O Som e a Fúria de Lady Macbeth. De Cristina Mayrink. Janeiro/2023. Fotos/Nando Machado. |
Uma das mais emblemáticas personagens femininas da saga shakespeariana
é Lady Macbeth. Que a partir de uma
livre releitura de seu contexto original vem inspirando algumas versões
autorais com o olhar da tradição armado na modernidade. Entre algumas destas marcantes
revisitações estão a Lady Macbeth de
Yara de Novaes e a de Marcia Zanelatto em sua Peça Escocesa.
Lady Macbeth se tornou um personagem protótipo da
maldade, da ambição desmedida, da ânsia pelo poder, da prevalência egotista,
ignorando qualquer resquício de consideração ou de afetividade pelo seu
semelhante, ao planejar e participar de um ciclo sequencial e parental de
assassinatos.
E, na voz e na vez de Cristina Mayrink, ao enveredar por sua primeira criação dramatúrgica (textualidade primorosa no uso aliterativo dos significados verbais) de própria lavra, a que ela titula como O Som e a Fúria de Lady Macbeth, numa energizada performance solo protagonizada pela atriz, com acurada direção concepcional de Diogo Camargos.
O Som e a Fúria de Lady Macbeth. Com Cris Mayrink. Direção/Diogo Camargos. Janeiro/2023.Fotos/Nando Machado. |
E que se estende, ainda, ao desenho de uma luz entre sombras
e de trilha sonora incidental (em dúplice ideário de Diogo Camargos) preenchendo
o vazio da caixa cênica com alguns raros e ocasionais objetos, simbólicos à trama, manipulados pela
intérprete. Sob uma indumentária (Letícia Birolli) de traços mais sóbrios, ora
com um sutil referencial de trajes monárquicos, ora sugestionando uma
metaforização atemporal de sotaque mais cotidiano.

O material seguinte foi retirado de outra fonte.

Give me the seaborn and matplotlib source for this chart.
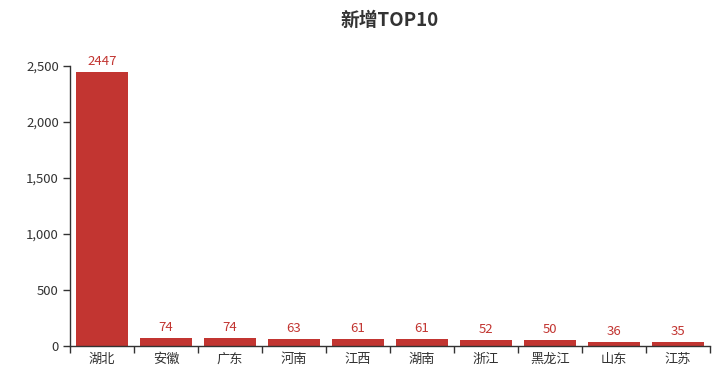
import matplotlib
matplotlib.use("Agg")
import matplotlib.pyplot as plt
import seaborn as sns
import pandas as pd
import numpy as np
from matplotlib.ticker import FuncFormatter, FixedLocator

provinces = ["湖北", "安徽", "广东", "河南", "江西", "湖南", "浙江", "黑龙江", "山东", "江苏"]
values = [2447, 74, 74, 63, 61, 61, 52, 50, 36, 35]
title = "新增TOP10"

sns.set_theme(style="white")
plt.rcParams['font.family'] = ['Noto Sans CJK SC', 'DejaVu Sans']

df = pd.DataFrame({"province": provinces, "value": values})

fig = plt.figure(figsize=(7.25, 3.8), dpi=100)
ax = fig.add_axes([70/725, 34/380, 640/725, 280/380])

sns.barplot(data=df, x="province", y="value", color="#c23531", width=0.8,
            saturation=1, ax=ax, edgecolor="none")

ax.set_ylim(0, 2500)
ax.set_xlim(-0.5, len(provinces) - 0.5)
ax.set_yticks(np.arange(0, 2501, 500))
ax.yaxis.set_major_formatter(FuncFormatter(lambda v, p: f"{int(v):,}"))
ax.set_xlabel("")
ax.set_ylabel("")

for i, v in enumerate(values):
    ax.annotate(str(v), (i, v), xytext=(0, 3), textcoords="offset points",
                ha="center", va="bottom", color="#c23531", fontsize=9.5)

for s in ["top", "right"]:
    ax.spines[s].set_visible(False)
for s in ["left", "bottom"]:
    ax.spines[s].set_color("#333333")
    ax.spines[s].set_linewidth(1)

ax.tick_params(axis="y", which="major", length=5, width=1, color="#333333",
               labelsize=9.5, labelcolor="#333333", left=True, direction="out", pad=3)
ax.tick_params(axis="x", which="major", length=0, labelsize=9.5, labelcolor="#333333", pad=5)
ax.xaxis.set_minor_locator(FixedLocator(np.arange(-0.5, len(provinces), 1.0)))
ax.tick_params(axis="x", which="minor", length=5, width=1, color="#333333",
               bottom=True, direction="out")
ax.grid(False)

fig.text(390/725, 1 - 20/380, title, ha="center", va="center",
         fontsize=13.5, fontweight="bold", color="#333333")

fig.savefig("out.png", dpi=100)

Onde Cristina Mayrink imprime seu amadurecido legado inventivo
de uma atriz formada no entremeio de anos de convívio, aprendizado e prática dos
ensinamentos visionários de Antonio Abujamra, como uma das integrantes de seu grupo
Fodidos Privilegiados. Transmutando-se,
aqui e agora, nesta sua bela inicialização na escritura cênica após algumas incursões
na literatura.
Sua Lady Macbeth é
vista através de um sarcástico e risível comportamental feminino, fazendo de seus
atos alucinados um retrato dúbio de uma personagem artaudiana sob o domínio do mal e burlescamente impressionada por
seus delírios, querendo devorar o mundo mas sendo deglutida pela insanidade
ingênua ou absurda de seus atos.
Na visceralidade performática do apelo psicofísico de Cristina
Mayrink, numa das surpresas de uma cena carioca finalmente em fase agitada, ela parte
de William Shakespeare mas prioriza seu
enfoque, sob a extrema sandice moral de
uma personagem, dramática e hilária ao mesmo tempo.
Uma Lady Macbeth sitiada,
entre o som e a fúria, tal como um terrível
personagem à frente de nossos destinos, na insensatez de um Brasil contemporâneo.
País assustado ainda com seus fantasmas mas, em tempo de esperança e de acerto
de contas pós eleitoral, tentando a duras penas, acordar de um pesadelo e emergir,
enfim, de um abissal (e por que não
shakespeariano?) mergulho nas trevas...
Wagner Corrêa de Araújo
O Som e a Fúria de Lady Macbeth está em cartaz no Teatro Gláucio Gil, nas quartas-feiras, às 20hs, até 15 de fevereiro.